31 ottobre 2008

Orazione patafisica


La nobile macchina dell'amicizia ha preso la via del rilievo di parti di noi che concepiamo fin da tempi remotissimi come oggetti di rara bellezza, ma ormai sepolti da un cumulo detritico vulcanico che ci sconvolse un giorno.
Narciso da Belfredo, che fu tra i primi a scavare nei luoghi dove da antichi testi si desumeva fossero i resti delle dimore misteriose, delle oscure presenze destinate all'espressione, estrasse dal cuore dell'abitato, in mezzo al foro, un cadavere fossilizzato in posizione fetale, accovacciato, come un dormiente. Egli, allora regio ispettore delle Belle Arti per il territorio dell'Io, e di lì a poco direttore del Museo Nazionale di Es, non tardò a mettere in moto un meccanismo di figurazione che si dimostrò efficace a tradurre in movimento la statica degli oggetti desueti. Fece colare del gesso in fori praticati nel cavo della roccia sedimentaria, quasi un travertino ma di presenze umane anziché vegetali, e trasse fuori larve di uomini e animali abbandonati dalla follia a sè stessi, mutilati dal destino, fatalisti soffocati, piccole nidiate di progetti asfittici. Nessuno scultore, nessun artista potrebbe aver reso così interessante il lavoro dell'amicizia curando i tempi morti dell'espressione, le parole tratte da vaghe allocuzioni quasi accidentali delle membra.
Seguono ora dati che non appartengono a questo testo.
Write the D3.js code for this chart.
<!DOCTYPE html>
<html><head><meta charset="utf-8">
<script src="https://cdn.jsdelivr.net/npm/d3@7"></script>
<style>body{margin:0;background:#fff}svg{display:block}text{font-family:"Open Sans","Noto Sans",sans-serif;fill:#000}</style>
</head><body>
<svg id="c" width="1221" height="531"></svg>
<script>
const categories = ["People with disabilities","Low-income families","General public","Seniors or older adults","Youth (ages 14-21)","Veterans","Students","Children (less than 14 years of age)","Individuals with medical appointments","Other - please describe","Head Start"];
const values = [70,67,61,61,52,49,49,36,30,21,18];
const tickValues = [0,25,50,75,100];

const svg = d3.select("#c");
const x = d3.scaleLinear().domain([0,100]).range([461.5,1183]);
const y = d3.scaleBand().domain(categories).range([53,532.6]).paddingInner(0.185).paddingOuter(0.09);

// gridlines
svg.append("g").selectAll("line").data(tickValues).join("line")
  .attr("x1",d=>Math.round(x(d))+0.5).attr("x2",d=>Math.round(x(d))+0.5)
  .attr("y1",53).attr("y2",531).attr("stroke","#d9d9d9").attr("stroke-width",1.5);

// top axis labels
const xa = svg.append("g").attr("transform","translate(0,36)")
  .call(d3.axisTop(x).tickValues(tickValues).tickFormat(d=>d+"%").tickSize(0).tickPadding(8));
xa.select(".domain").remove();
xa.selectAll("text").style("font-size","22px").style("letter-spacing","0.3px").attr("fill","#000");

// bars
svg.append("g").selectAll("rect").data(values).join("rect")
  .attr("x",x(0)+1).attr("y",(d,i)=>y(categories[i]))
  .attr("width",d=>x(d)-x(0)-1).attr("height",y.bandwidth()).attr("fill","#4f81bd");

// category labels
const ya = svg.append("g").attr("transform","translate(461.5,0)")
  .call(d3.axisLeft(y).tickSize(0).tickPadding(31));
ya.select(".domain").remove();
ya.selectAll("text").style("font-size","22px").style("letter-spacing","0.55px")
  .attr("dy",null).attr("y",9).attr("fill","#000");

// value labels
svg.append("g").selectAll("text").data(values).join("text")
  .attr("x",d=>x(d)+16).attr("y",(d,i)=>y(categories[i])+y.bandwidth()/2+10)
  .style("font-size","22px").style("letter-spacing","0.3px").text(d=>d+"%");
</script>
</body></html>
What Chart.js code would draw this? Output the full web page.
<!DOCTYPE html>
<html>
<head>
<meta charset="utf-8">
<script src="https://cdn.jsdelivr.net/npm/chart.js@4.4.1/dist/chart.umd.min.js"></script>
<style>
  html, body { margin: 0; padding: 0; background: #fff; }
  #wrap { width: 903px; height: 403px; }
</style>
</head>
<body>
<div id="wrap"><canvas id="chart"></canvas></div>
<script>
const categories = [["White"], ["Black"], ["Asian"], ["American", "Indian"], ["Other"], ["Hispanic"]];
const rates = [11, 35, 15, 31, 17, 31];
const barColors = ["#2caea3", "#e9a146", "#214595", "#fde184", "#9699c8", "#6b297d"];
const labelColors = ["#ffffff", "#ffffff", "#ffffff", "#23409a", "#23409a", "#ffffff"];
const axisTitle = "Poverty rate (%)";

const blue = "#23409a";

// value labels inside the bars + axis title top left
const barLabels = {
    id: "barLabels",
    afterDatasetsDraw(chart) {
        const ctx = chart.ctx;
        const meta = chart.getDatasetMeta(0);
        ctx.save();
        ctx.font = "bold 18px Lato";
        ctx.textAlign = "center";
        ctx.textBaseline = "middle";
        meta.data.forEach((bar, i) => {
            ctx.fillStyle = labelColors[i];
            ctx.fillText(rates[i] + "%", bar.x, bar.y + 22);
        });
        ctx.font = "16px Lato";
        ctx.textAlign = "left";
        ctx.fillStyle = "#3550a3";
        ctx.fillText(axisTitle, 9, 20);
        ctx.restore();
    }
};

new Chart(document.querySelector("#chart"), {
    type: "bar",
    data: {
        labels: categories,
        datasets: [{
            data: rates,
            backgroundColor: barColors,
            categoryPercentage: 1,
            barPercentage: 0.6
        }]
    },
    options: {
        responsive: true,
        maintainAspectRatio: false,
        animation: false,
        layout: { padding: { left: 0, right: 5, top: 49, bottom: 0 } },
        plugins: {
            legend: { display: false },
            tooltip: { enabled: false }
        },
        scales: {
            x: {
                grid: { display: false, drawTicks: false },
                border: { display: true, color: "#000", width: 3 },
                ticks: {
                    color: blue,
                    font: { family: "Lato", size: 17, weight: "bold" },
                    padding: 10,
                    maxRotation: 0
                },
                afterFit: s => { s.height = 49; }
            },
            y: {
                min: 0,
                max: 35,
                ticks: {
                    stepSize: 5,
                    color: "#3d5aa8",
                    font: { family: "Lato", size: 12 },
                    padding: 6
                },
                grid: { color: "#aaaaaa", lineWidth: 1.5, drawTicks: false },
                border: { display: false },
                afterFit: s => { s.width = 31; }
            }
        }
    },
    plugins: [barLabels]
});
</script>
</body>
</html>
Solo un Narciso che poteva immaginariamente dialogare con la morte, negare al pieno un diritto di libertà, e valutare il vuoto come risonanza di significati dell'al di là, solo un tale uomo poteva trovare sè stesso in una pellicola di fuliggine secolare e riparare le proprie cure dentro un alito igneo e nello stesso tempo etereo, alone di una promessa di rispecchiamento ignoto.
Questa è stata la nostra pietra miliare nel percorso in cui ci troviamo, insieme, complici percorritori.